Think about what that means for every pending asylum case in the federal court system right now. There are thousands of them. And the lawyers handling those cases just watched their best legal argument get dismantled by a justice they thought was on their side.
But the real second-order effect is even bigger. Remember when the Supreme Court overturned Chevron deference in 2024? That was supposed to reduce the power of executive branch agencies. Courts were no longer required to defer to agency interpretations of the law. Progressives cheered because they thought it would give judges more power to block Trump’s agenda.
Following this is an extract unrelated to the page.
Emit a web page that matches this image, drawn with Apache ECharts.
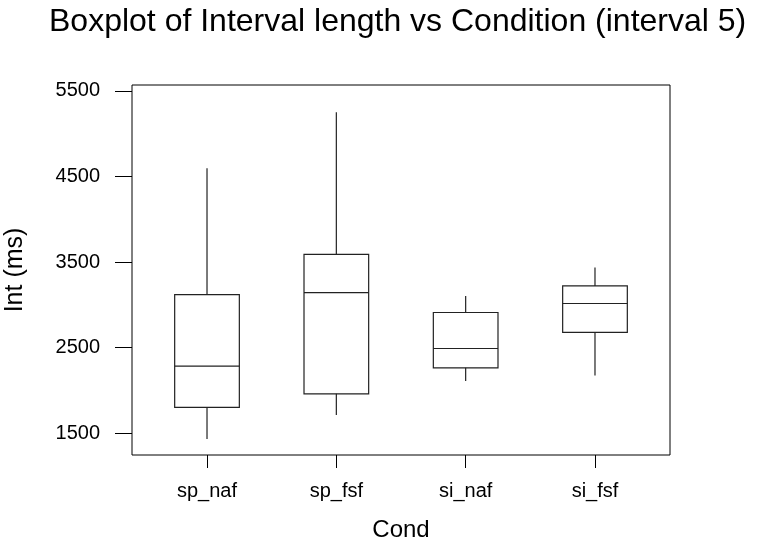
<!DOCTYPE html>
<html>
<head>
<meta charset="utf-8">
<script src="https://cdn.jsdelivr.net/npm/echarts@6/dist/echarts.min.js"></script>
<style>html,body{margin:0;padding:0;background:#fff;}#main{width:762px;height:542px;}</style>
</head>
<body>
<div id="main"></div>
<script>
const categories = ['sp_naf', 'sp_fsf', 'si_naf', 'si_fsf'];
const whiskerLow = [1433, 1713, 2110, 2176];
const q1 = [1803, 1962, 2265, 2678];
const median = [2285, 3144, 2491, 3016];
const q3 = [3121, 3591, 2911, 3221];
const whiskerHigh = [4597, 5250, 3105, 3436];
const yTicks = [1500, 2500, 3500, 4500, 5500];

const data = categories.map((c, i) => [i, whiskerLow[i], q1[i], median[i], q3[i], whiskerHigh[i]]);
const FONT = 'Liberation Sans, Arial, Helvetica, sans-serif';
const chart = echarts.init(document.getElementById('main'));
chart.setOption({
  backgroundColor: '#fff',
  animation: false,
  title: {
    text: 'Boxplot of Interval length vs Condition (interval 5)',
    left: 44, top: 1,
    textStyle: { fontFamily: FONT, fontSize: 32, fontWeight: 'normal', color: '#000' }
  },
  grid: { left: 132, right: 92, top: 85, bottom: 87, show: true, borderColor: '#000', borderWidth: 1, backgroundColor: 'transparent', containLabel: false, outerBoundsMode: 'none' },
  xAxis: {
    type: 'value', min: -0.58, max: 3.58,
    name: 'Cond', nameLocation: 'middle', nameGap: 63,
    nameTextStyle: { fontFamily: FONT, fontSize: 24, color: '#000' },
    axisLine: { show: false, onZero: false },
    splitLine: { show: false },
    axisTick: { show: true, length: 13, customValues: [0, 1, 2, 3], lineStyle: { color: '#000' } },
    axisLabel: { customValues: [0, 1, 2, 3], formatter: v => categories[Math.round(v)] || '', fontFamily: FONT, fontSize: 20, color: '#000', margin: 26 }
  },
  yAxis: {
    type: 'value', min: 1247, max: 5568,
    name: 'Int (ms)', nameLocation: 'middle', nameGap: 104,
    nameTextStyle: { fontFamily: FONT, fontSize: 25, color: '#000' },
    axisLine: { show: false, onZero: false },
    splitLine: { show: false },
    axisTick: { show: true, length: 17, customValues: yTicks, lineStyle: { color: '#000' } },
    axisLabel: { customValues: yTicks, formatter: v => String(v), fontFamily: FONT, fontSize: 20, color: '#000', margin: 32 }
  },
  series: [{
    type: 'custom',
    data: data,
    encode: { x: 0, y: [1, 2, 3, 4, 5] },
    renderItem: function (params, api) {
      const i = api.value(0);
      const pLow = api.coord([i, api.value(1)]);
      const pQ1 = api.coord([i, api.value(2)]);
      const pMed = api.coord([i, api.value(3)]);
      const pQ3 = api.coord([i, api.value(4)]);
      const pHigh = api.coord([i, api.value(5)]);
      const half = api.size([1, 0])[0] * 0.25;
      const x = pMed[0];
      const st = { stroke: '#222', lineWidth: 1.2, fill: 'none' };
      return {
        type: 'group',
        children: [
          { type: 'line', shape: { x1: x, y1: pHigh[1], x2: x, y2: pQ3[1] }, style: st },
          { type: 'line', shape: { x1: x, y1: pQ1[1], x2: x, y2: pLow[1] }, style: st },
          { type: 'rect', shape: { x: x - half, y: pQ3[1], width: half * 2, height: pQ1[1] - pQ3[1] }, style: st },
          { type: 'line', shape: { x1: x - half, y1: pMed[1], x2: x + half, y2: pMed[1] }, style: st }
        ]
      };
    }
  }]
});
</script>
</body>
</html>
Well, the Court just carved out a massive exception for immigration. While Chevron deference is dead everywhere else, the executive branch’s immigration judges now have more deference than ever on asylum determinations. The Trump administration’s immigration judges — appointed by the executive branch, answering to the executive branch — now make asylum decisions that federal courts essentially cannot touch.
(Somewhere, a progressive immigration lawyer is staring at this opinion and realizing the Chevron victory was a Trojan horse. You wanted judges to have more power? Great. Except in immigration, where you needed that power most. Whoops.)
Mark my words: this ruling is going to accelerate deportations by thousands of cases over the next twelve months. The backlog of asylum appeals clogging up federal courts is about to evaporate — not because the cases are being won, but because immigration lawyers are going to stop filing appeals they know they can’t win. When the highest court in the land tells you the standard is “conclusive unless any reasonable adjudicator would be compelled to conclude to the contrary,” you don’t waste your client’s money on a Hail Mary.
The funniest part? The left can’t even scream about this one. There’s no 6-3 conservative majority to rage against. There’s no shadow docket to complain about. A Biden-appointed liberal justice wrote the opinion, and every single justice agreed. What are they going to do — protest Ketanji Brown Jackson?
Actually, don’t answer that. These days, nothing surprises me.